Task instructions: Everything in the data should be repeated exactly, save for the images.

Dataset extract:

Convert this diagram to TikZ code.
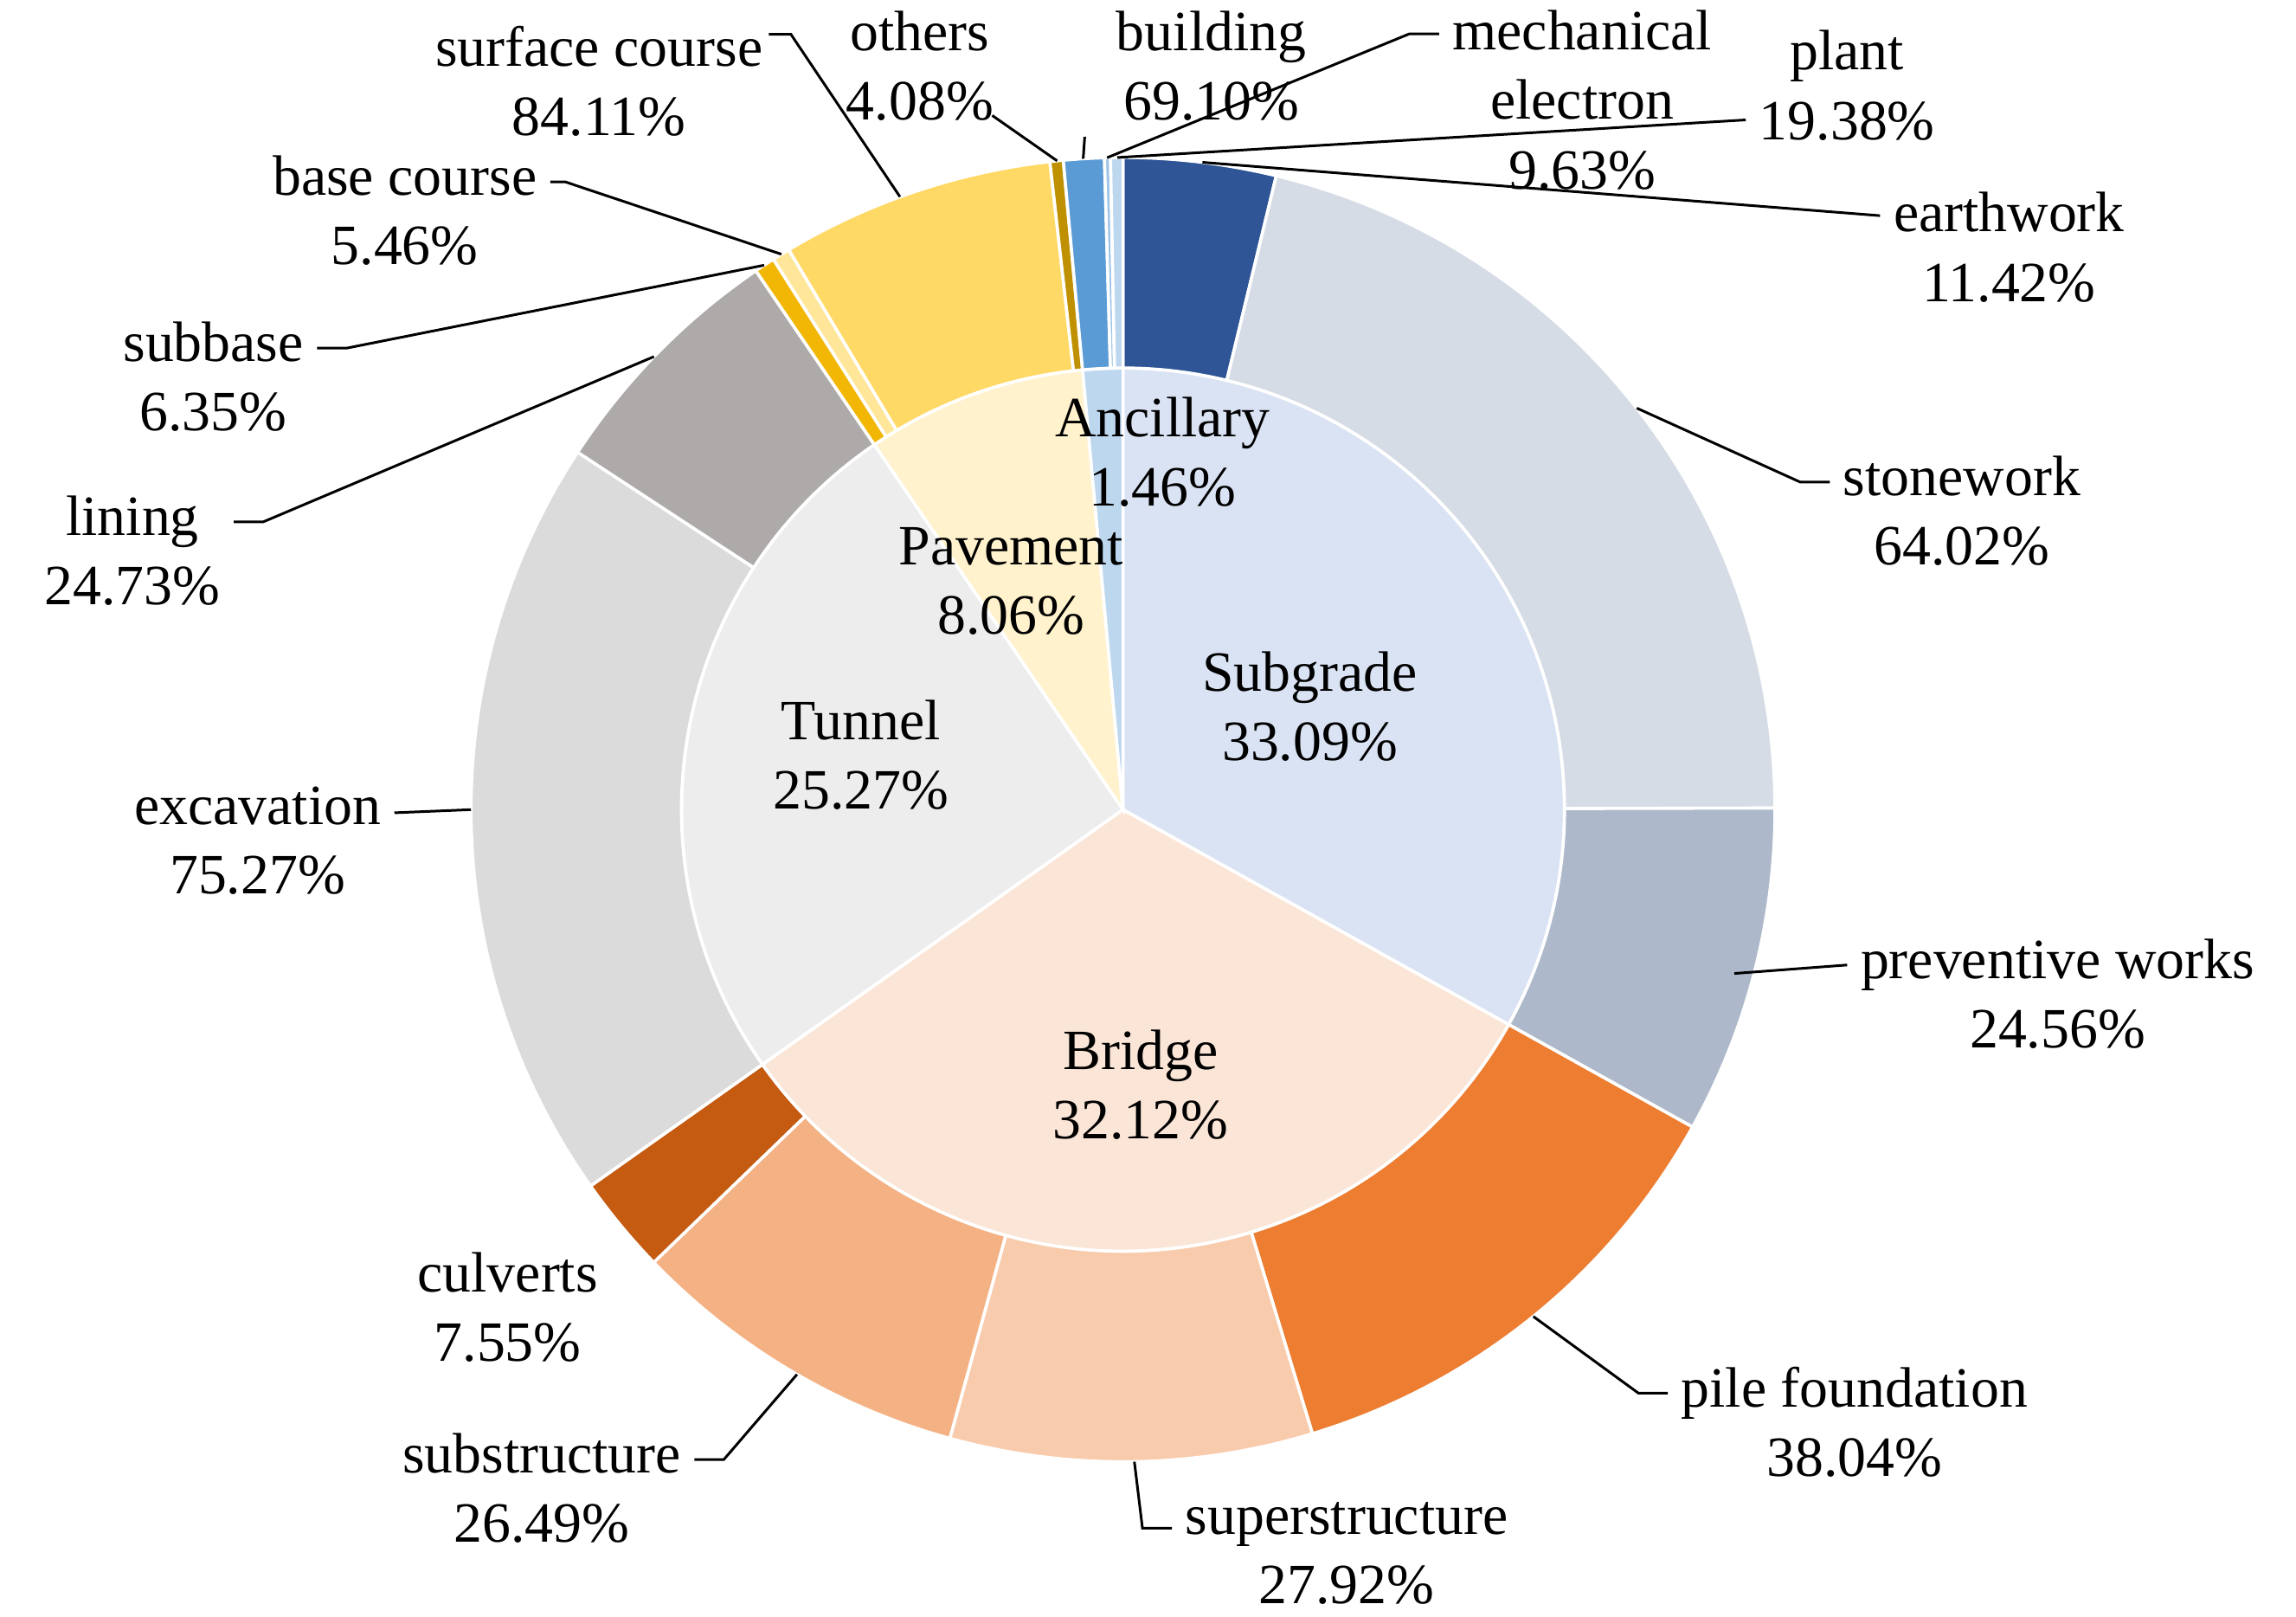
\documentclass[tikz,border=0pt]{standalone}
\usepackage{fontspec}
\setmainfont{Liberation Serif}
\definecolor{cSubI}{HTML}{DAE3F3}\definecolor{cStone}{HTML}{D6DCE5}\definecolor{cPrev}{HTML}{ADB9CA}\definecolor{cEarth}{HTML}{2F5597}
\definecolor{cBriI}{HTML}{FBE5D6}\definecolor{cPile}{HTML}{ED7D31}\definecolor{cSuper}{HTML}{F8CBAD}\definecolor{cSubs}{HTML}{F4B183}\definecolor{cCulv}{HTML}{C55A11}
\definecolor{cTunI}{HTML}{EDEDED}\definecolor{cExc}{HTML}{DBDBDB}\definecolor{cLin}{HTML}{AEAAAA}
\definecolor{cPavI}{HTML}{FFF2CC}\definecolor{cSurf}{HTML}{FFD966}\definecolor{cBase}{HTML}{FFE699}\definecolor{cSubb}{HTML}{F2B705}\definecolor{cOth}{HTML}{BF9000}
\definecolor{cAncI}{HTML}{BDD7EE}\definecolor{cBuild}{HTML}{5B9BD5}\definecolor{cMech}{HTML}{9DC3E6}\definecolor{cPlant}{HTML}{BDD7EE}
\newcommand{\mywedge}[5]{\filldraw[fill=#5,draw=white,line width=0.6pt] (#3:#2) arc[start angle=#3,end angle=#4,radius=#2] -- (#4:#1) arc[start angle=#4,end angle=#3,radius=#1] -- cycle;}
\newcommand{\mypie}[4]{\filldraw[fill=#4,draw=white,line width=0.6pt] (0,0) -- (#2:#1) arc[start angle=#2,end angle=#3,radius=#1] -- cycle;}
\begin{document}
\begin{tikzpicture}[x=0.01cm,y=0.01cm,
  lab/.style={align=center,font=\fontsize{11}{13.4}\selectfont,inner sep=1pt},
  lead/.style={draw=black,line width=0.5pt}]
\useasboundingbox[fill=white] (0,0) rectangle (1560,1098);
\begin{scope}[shift={(763,548)}]
\mypie{300}{90}{-29.124}{cSubI}
\mypie{300}{-29.124}{-144.756}{cBriI}
\mypie{300}{-144.756}{-235.728}{cTunI}
\mypie{300}{-235.728}{-264.744}{cPavI}
\mypie{300}{-264.744}{-270}{cAncI}
\mywedge{300}{443}{90}{76.4}{cEarth}
\mywedge{300}{443}{76.4}{0.14}{cStone}
\mywedge{300}{443}{0.14}{-29.124}{cPrev}
\mywedge{300}{443}{-29.124}{-73.11}{cPile}
\mywedge{300}{443}{-73.11}{-105.40}{cSuper}
\mywedge{300}{443}{-105.40}{-136.03}{cSubs}
\mywedge{300}{443}{-136.03}{-144.756}{cCulv}
\mywedge{300}{443}{-144.756}{-213.23}{cExc}
\mywedge{300}{443}{-213.23}{-235.728}{cLin}
\mywedge{300}{443}{-235.728}{-237.57}{cSubb}
\mywedge{300}{443}{-237.57}{-239.16}{cBase}
\mywedge{300}{443}{-239.16}{-263.56}{cSurf}
\mywedge{300}{443}{-263.56}{-264.744}{cOth}
\mywedge{300}{443}{-264.744}{-268.37}{cBuild}
\mywedge{300}{443}{-268.37}{-268.9}{cMech}
\mywedge{300}{443}{-268.9}{-270}{cPlant}
\coordinate (pEarth) at (83:443);
\coordinate (pStone) at (38:443);
\coordinate (pPrev) at (-15:430);
\coordinate (pPile) at (-51:443);
\coordinate (pSuper) at (-89:443);
\coordinate (pSubs) at (-120:443);
\coordinate (pExc) at (-180:443);
\coordinate (pLin) at (-224:443);
\coordinate (pSubb) at (-236.6:443);
\coordinate (pBase) at (-238.4:443);
\coordinate (pSurf) at (-250:443);
\coordinate (pOth) at (-264.2:443);
\coordinate (pBuild) at (-266.5:443);
\coordinate (pMech) at (-268.6:443);
\coordinate (pPlant) at (-269.5:443);
\end{scope}
% inner labels
\node[lab] (nAnc) at (790,791) {Ancillary\\1.46\%};
\node[lab] (nPav) at (687,703) {Pavement\\8.06\%};
\node[lab] (nTun) at (585,585) {Tunnel\\25.27\%};
\node[lab] (nSub) at (890,618) {Subgrade\\33.09\%};
\node[lab] (nBri) at (775,361) {Bridge\\32.12\%};
% outer labels
\node[lab] (lSurf) at (407,1043) {surface course\\84.11\%};
\node[lab] (lOth) at (625,1053) {others\\4.08\%};
\node[lab] (lBuild) at (823,1053) {building\\69.10\%};
\node[lab] (lMech) at (1075,1030) {mechanical\\electron\\9.63\%};
\node[lab] (lPlant) at (1255,1040) {plant\\19.38\%};
\node[lab] (lEarth) at (1365,930) {earthwork\\11.42\%};
\node[lab] (lBase) at (275,955) {base course\\5.46\%};
\node[lab] (lSubb) at (145,842) {subbase\\6.35\%};
\node[lab] (lLin) at (90,724) {lining\\24.73\%};
\node[lab] (lExc) at (175,527) {excavation\\75.27\%};
\node[lab] (lStone) at (1333,751) {stonework\\64.02\%};
\node[lab] (lPrev) at (1398,423) {preventive works\\24.56\%};
\node[lab] (lPile) at (1260,132) {pile foundation\\38.04\%};
\node[lab] (lSuper) at (915,43) {superstructure\\27.92\%};
\node[lab] (lSubs) at (368,87) {substructure\\26.49\%};
\node[lab] (lCulv) at (345,210) {culverts\\7.55\%};
% leaders
\draw[lead] (lSurf.north east) ++(0,-10) -- ++(15,0) -- (pSurf);
\draw[lead] (lOth.south east) ++(-5,8) -- (pOth);
\draw[lead] (737,1005) -- (pBuild);
\draw[lead] (lMech.north west) ++(-5,-20) -- ++(-20,0) -- (pMech);
\draw[lead] (lPlant.south west) ++(-5,18) -- (pPlant);
\draw[lead] (lEarth.north west) ++(-5,-20) -- (pEarth);
\draw[lead] (lBase.north east) ++(5,-22) -- ++(10,0) -- (pBase);
\draw[lead] (lSubb.north east) ++(5,-22) -- ++(20,0) -- (pSubb);
\draw[lead] (lLin.north east) ++(5,-22) -- ++(20,0) -- (pLin);
\draw[lead] (lExc.north east) ++(5,-22) -- (pExc);
\draw[lead] (lStone.north west) ++(-5,-22) -- ++(-20,0) -- (pStone);
\draw[lead] (lPrev.north west) ++(-5,-22) -- (pPrev);
\draw[lead] (lPile.north west) ++(-5,-22) -- ++(-20,0) -- (pPile);
\draw[lead] (lSuper.north west) ++(-5,-22) -- ++(-20,0) -- (pSuper);
\draw[lead] (lSubs.north east) ++(5,-22) -- ++(20,0) -- (pSubs);
\end{tikzpicture}
\end{document}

Output for this exercise:
Convert this diagram to TikZ code.
\documentclass[tikz,border=0pt]{standalone}
\usepackage{fontspec}
\setmainfont{Liberation Serif}
\definecolor{cSubI}{HTML}{DAE3F3}\definecolor{cStone}{HTML}{D6DCE5}\definecolor{cPrev}{HTML}{ADB9CA}\definecolor{cEarth}{HTML}{2F5597}
\definecolor{cBriI}{HTML}{FBE5D6}\definecolor{cPile}{HTML}{ED7D31}\definecolor{cSuper}{HTML}{F8CBAD}\definecolor{cSubs}{HTML}{F4B183}\definecolor{cCulv}{HTML}{C55A11}
\definecolor{cTunI}{HTML}{EDEDED}\definecolor{cExc}{HTML}{DBDBDB}\definecolor{cLin}{HTML}{AEAAAA}
\definecolor{cPavI}{HTML}{FFF2CC}\definecolor{cSurf}{HTML}{FFD966}\definecolor{cBase}{HTML}{FFE699}\definecolor{cSubb}{HTML}{F2B705}\definecolor{cOth}{HTML}{BF9000}
\definecolor{cAncI}{HTML}{BDD7EE}\definecolor{cBuild}{HTML}{5B9BD5}\definecolor{cMech}{HTML}{9DC3E6}\definecolor{cPlant}{HTML}{BDD7EE}
\newcommand{\mywedge}[5]{\filldraw[fill=#5,draw=white,line width=0.6pt] (#3:#2) arc[start angle=#3,end angle=#4,radius=#2] -- (#4:#1) arc[start angle=#4,end angle=#3,radius=#1] -- cycle;}
\newcommand{\mypie}[4]{\filldraw[fill=#4,draw=white,line width=0.6pt] (0,0) -- (#2:#1) arc[start angle=#2,end angle=#3,radius=#1] -- cycle;}
\begin{document}
\begin{tikzpicture}[x=0.01cm,y=0.01cm,
  lab/.style={align=center,font=\fontsize{11}{13.4}\selectfont,inner sep=1pt},
  lead/.style={draw=black,line width=0.5pt}]
\useasboundingbox[fill=white] (0,0) rectangle (1560,1098);
\begin{scope}[shift={(763,548)}]
\mypie{300}{90}{-29.124}{cSubI}
\mypie{300}{-29.124}{-144.756}{cBriI}
\mypie{300}{-144.756}{-235.728}{cTunI}
\mypie{300}{-235.728}{-264.744}{cPavI}
\mypie{300}{-264.744}{-270}{cAncI}
\mywedge{300}{443}{90}{76.4}{cEarth}
\mywedge{300}{443}{76.4}{0.14}{cStone}
\mywedge{300}{443}{0.14}{-29.124}{cPrev}
\mywedge{300}{443}{-29.124}{-73.11}{cPile}
\mywedge{300}{443}{-73.11}{-105.40}{cSuper}
\mywedge{300}{443}{-105.40}{-136.03}{cSubs}
\mywedge{300}{443}{-136.03}{-144.756}{cCulv}
\mywedge{300}{443}{-144.756}{-213.23}{cExc}
\mywedge{300}{443}{-213.23}{-235.728}{cLin}
\mywedge{300}{443}{-235.728}{-237.57}{cSubb}
\mywedge{300}{443}{-237.57}{-239.16}{cBase}
\mywedge{300}{443}{-239.16}{-263.56}{cSurf}
\mywedge{300}{443}{-263.56}{-264.744}{cOth}
\mywedge{300}{443}{-264.744}{-268.37}{cBuild}
\mywedge{300}{443}{-268.37}{-268.9}{cMech}
\mywedge{300}{443}{-268.9}{-270}{cPlant}
\coordinate (pEarth) at (83:443);
\coordinate (pStone) at (38:443);
\coordinate (pPrev) at (-15:430);
\coordinate (pPile) at (-51:443);
\coordinate (pSuper) at (-89:443);
\coordinate (pSubs) at (-120:443);
\coordinate (pExc) at (-180:443);
\coordinate (pLin) at (-224:443);
\coordinate (pSubb) at (-236.6:443);
\coordinate (pBase) at (-238.4:443);
\coordinate (pSurf) at (-250:443);
\coordinate (pOth) at (-264.2:443);
\coordinate (pBuild) at (-266.5:443);
\coordinate (pMech) at (-268.6:443);
\coordinate (pPlant) at (-269.5:443);
\end{scope}
% inner labels
\node[lab] (nAnc) at (790,791) {Ancillary\\1.46\%};
\node[lab] (nPav) at (687,703) {Pavement\\8.06\%};
\node[lab] (nTun) at (585,585) {Tunnel\\25.27\%};
\node[lab] (nSub) at (890,618) {Subgrade\\33.09\%};
\node[lab] (nBri) at (775,361) {Bridge\\32.12\%};
% outer labels
\node[lab] (lSurf) at (407,1043) {surface course\\84.11\%};
\node[lab] (lOth) at (625,1053) {others\\4.08\%};
\node[lab] (lBuild) at (823,1053) {building\\69.10\%};
\node[lab] (lMech) at (1075,1030) {mechanical\\electron\\9.63\%};
\node[lab] (lPlant) at (1255,1040) {plant\\19.38\%};
\node[lab] (lEarth) at (1365,930) {earthwork\\11.42\%};
\node[lab] (lBase) at (275,955) {base course\\5.46\%};
\node[lab] (lSubb) at (145,842) {subbase\\6.35\%};
\node[lab] (lLin) at (90,724) {lining\\24.73\%};
\node[lab] (lExc) at (175,527) {excavation\\75.27\%};
\node[lab] (lStone) at (1333,751) {stonework\\64.02\%};
\node[lab] (lPrev) at (1398,423) {preventive works\\24.56\%};
\node[lab] (lPile) at (1260,132) {pile foundation\\38.04\%};
\node[lab] (lSuper) at (915,43) {superstructure\\27.92\%};
\node[lab] (lSubs) at (368,87) {substructure\\26.49\%};
\node[lab] (lCulv) at (345,210) {culverts\\7.55\%};
% leaders
\draw[lead] (lSurf.north east) ++(0,-10) -- ++(15,0) -- (pSurf);
\draw[lead] (lOth.south east) ++(-5,8) -- (pOth);
\draw[lead] (737,1005) -- (pBuild);
\draw[lead] (lMech.north west) ++(-5,-20) -- ++(-20,0) -- (pMech);
\draw[lead] (lPlant.south west) ++(-5,18) -- (pPlant);
\draw[lead] (lEarth.north west) ++(-5,-20) -- (pEarth);
\draw[lead] (lBase.north east) ++(5,-22) -- ++(10,0) -- (pBase);
\draw[lead] (lSubb.north east) ++(5,-22) -- ++(20,0) -- (pSubb);
\draw[lead] (lLin.north east) ++(5,-22) -- ++(20,0) -- (pLin);
\draw[lead] (lExc.north east) ++(5,-22) -- (pExc);
\draw[lead] (lStone.north west) ++(-5,-22) -- ++(-20,0) -- (pStone);
\draw[lead] (lPrev.north west) ++(-5,-22) -- (pPrev);
\draw[lead] (lPile.north west) ++(-5,-22) -- ++(-20,0) -- (pPile);
\draw[lead] (lSuper.north west) ++(-5,-22) -- ++(-20,0) -- (pSuper);
\draw[lead] (lSubs.north east) ++(5,-22) -- ++(20,0) -- (pSubs);
\end{tikzpicture}
\end{document}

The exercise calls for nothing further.